Cypriots go to polls to pick president
CYPRIOTS are voting to choose a president after an election campaign focused on the economy and the divided island’s suspended peace process.
Polling stations opened at 7am yesterday and will close at 6pm, with a 60minute break at noon.
550,000 people have the right to vote in the poll, which is contested by an all-male line-up of nine presidential hopefuls seeking a fixed five-year term in office.
If, as expected, no candidate wins more than 50 per cent of the vote, a runoff will be held between the top two challengers a week from yesterday.
Incumbent President Nicos Anastasiades, of the right-wing Democratic Rally party, is projected to win the first round, after leading all opinion polls in the run-up to the vote.
His closest challengers are Stavros Malas, an independent candidate backed by the communist party AKEL, and centrist Nicolas Papadopoulos, chairman of the Democratic Party.

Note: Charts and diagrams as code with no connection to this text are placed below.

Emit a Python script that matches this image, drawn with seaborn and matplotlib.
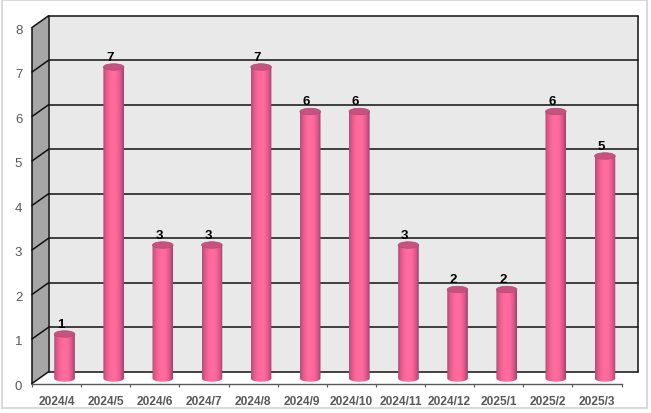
import numpy as np
import matplotlib
matplotlib.use("Agg")
import matplotlib.pyplot as plt
import seaborn as sns
from matplotlib.colors import LinearSegmentedColormap
from matplotlib.patches import Ellipse, PathPatch, Rectangle
from matplotlib.path import Path
from matplotlib.transforms import ScaledTranslation

months = ["2024/4", "2024/5", "2024/6", "2024/7", "2024/8", "2024/9",
          "2024/10", "2024/11", "2024/12", "2025/1", "2025/2", "2025/3"]
counts = [1, 7, 3, 3, 7, 6, 6, 3, 2, 2, 6, 5]
y_levels = [0, 1, 2, 3, 4, 5, 6, 7, 8]

W, H = 651, 414
sns.set_theme(style="white")
plt.rcParams['font.family'] = ['Liberation Sans', 'DejaVu Sans']

fig = plt.figure(figsize=(W / 100, H / 100), dpi=100)
fig.patch.set_facecolor("white")
fig.add_artist(Rectangle((1.5 / W, 1 - 408.5 / H), 645 / W, 408 / H, transform=fig.transFigure,
                         fill=False, edgecolor="#D9D9D9", linewidth=1.4))

# axes sit on the front plane of the fake 3d box
ax_h = 356
ax = fig.add_axes([32 / W, 1 - 384.5 / H, 589.5 / W, ax_h / H])
ax.patch.set_visible(False)

sns.barplot(x=months, y=counts, width=0.42, ax=ax)
xlim = (-0.5, len(months) - 0.5)
ylim = (0, 8)


def shifted(dx_px, dy_px):
    # pixels to the right / upward, dpi 100
    return ax.transData + ScaledTranslation(dx_px / 100, dy_px / 100, fig.dpi_scale_trans)


back = shifted(16.5, 11.7)
mid = shifted(8, 5)

ax.set_xlim(xlim)
ax.set_ylim(ylim)
fig.canvas.draw()
side_dx = 16.5 / 589.5 * (xlim[1] - xlim[0])
side_dy = 11.7 / ax_h * 8

# walls
ax.fill_between(xlim, 0, 8, color="#E9E9E9", transform=back, zorder=0, clip_on=False, linewidth=0)
ax.fill([xlim[0], xlim[0] + side_dx, xlim[0] + side_dx, xlim[0]],
        [0, side_dy, 8 + side_dy, 8], color="#A6A6A6", zorder=0.5, clip_on=False, linewidth=0)

for v in y_levels:
    ax.plot(xlim, [v, v], color="#111111", lw=1.1, transform=back, zorder=1, clip_on=False)
    ax.plot([xlim[0], xlim[0] + side_dx], [v, v + side_dy], color="#111111", lw=1.1, zorder=1, clip_on=False)
ax.plot([xlim[0], xlim[0]], ylim, color="#111111", lw=1.1, transform=back, zorder=1, clip_on=False)
ax.plot([xlim[1], xlim[1]], ylim, color="#111111", lw=1.1, transform=back, zorder=1, clip_on=False)

# cylinders, taken from the seaborn bars
cyl = LinearSegmentedColormap.from_list(
    "cyl", ["#B04E78", "#E85C8C", "#FF6699", "#FF6F9F", "#FF6699", "#E0588A", "#9C4670"])
grad = np.linspace(0, 1, 64).reshape(1, -1)
ell_h = 6.5 / (ax_h / 8)

for bar, val in zip(list(ax.patches), counts):
    bar.set_visible(False)
    bx, bw = bar.get_x(), bar.get_width()
    # body outline with rounded bottom
    k = 0.5523
    r = bw / 2
    h = ell_h / 2
    cx = bx + r
    verts = [(bx, val), (bx, 0), (bx, -k * h), (cx - k * r, -h), (cx, -h),
             (cx + k * r, -h), (bx + bw, -k * h), (bx + bw, 0), (bx + bw, val),
             (cx + k * r, val + h * 0), (cx, val), (bx, val)]
    codes = [Path.MOVETO, Path.LINETO, Path.CURVE4, Path.CURVE4, Path.CURVE4,
             Path.CURVE4, Path.CURVE4, Path.CURVE4, Path.LINETO,
             Path.LINETO, Path.LINETO, Path.CLOSEPOLY]
    clip = PathPatch(Path(verts, codes), transform=mid, facecolor="none", edgecolor="none")
    ax.add_patch(clip)
    im = ax.imshow(grad, cmap=cyl, extent=(bx, bx + bw, -h, val), aspect="auto", zorder=3, interpolation="bilinear")
    im.set_transform(mid)
    im.set_clip_path(clip)
    top = Ellipse((cx, val), bw, ell_h, facecolor="#C8527F", edgecolor="#B04A75", lw=0.5, transform=mid, zorder=4)
    top.set_clip_on(False)
    ax.add_patch(top)
    ax.annotate(str(val), (cx, val), xytext=(-2.8, 3.2), textcoords="offset points",
                ha="center", va="bottom", fontsize=9.5, fontweight="bold", color="black",
                xycoords=mid, zorder=5, annotation_clip=False)

ax.set_xlim(xlim)
ax.set_ylim(ylim)

for s in ["top", "right"]:
    ax.spines[s].set_visible(False)
ax.spines["left"].set_color("#111111")
ax.spines["left"].set_linewidth(1.1)
ax.spines["bottom"].set_color("#595959")
ax.spines["bottom"].set_linewidth(1.0)

ax.set_yticks(y_levels)
ax.set_yticklabels([str(v) for v in y_levels], fontsize=9.5, color="#595959")
ax.tick_params(axis="y", length=0, pad=7)
down = ScaledTranslation(0, -1 / 100, fig.dpi_scale_trans)
for lab in ax.get_yticklabels():
    lab.set_transform(lab.get_transform() + down)
ax.set_xticks(range(len(months)))
ax.set_xticklabels(months, fontsize=8.6, fontweight="bold", color="#595959")
ax.set_xticks(np.arange(len(months) + 1) - 0.5, minor=True)
ax.tick_params(axis="x", which="major", length=0, pad=8.5)
ax.tick_params(axis="x", which="minor", length=2.5, width=0.8, color="#595959", bottom=True)
ax.set_xlabel("")
ax.set_ylabel("")

fig.savefig("out.png", dpi=100)
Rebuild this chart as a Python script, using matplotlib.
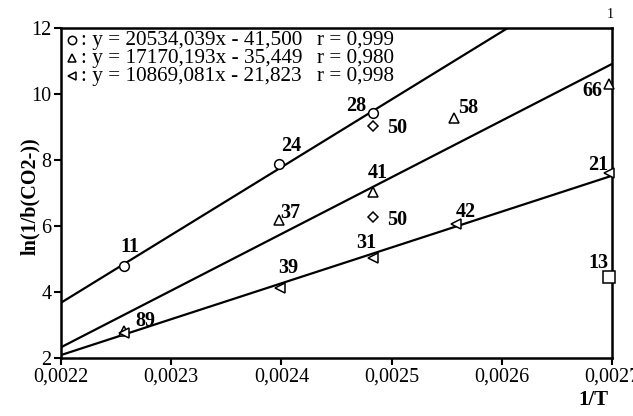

The two opposition leaders are expected to fight neck-to-neck for the second place, which will secure one of them a spot in the February 4 runoff. Christos Christou, of ELAM, a far-right party described as a copycat version of Greece’s Golden Dawn that won two seats in Cyprus’s 56-member parliament in a 2016 election, is tipped to compete for the fourth place with Giorgos Lillikas, who scored a surprise third place in the last presidential vote five years ago.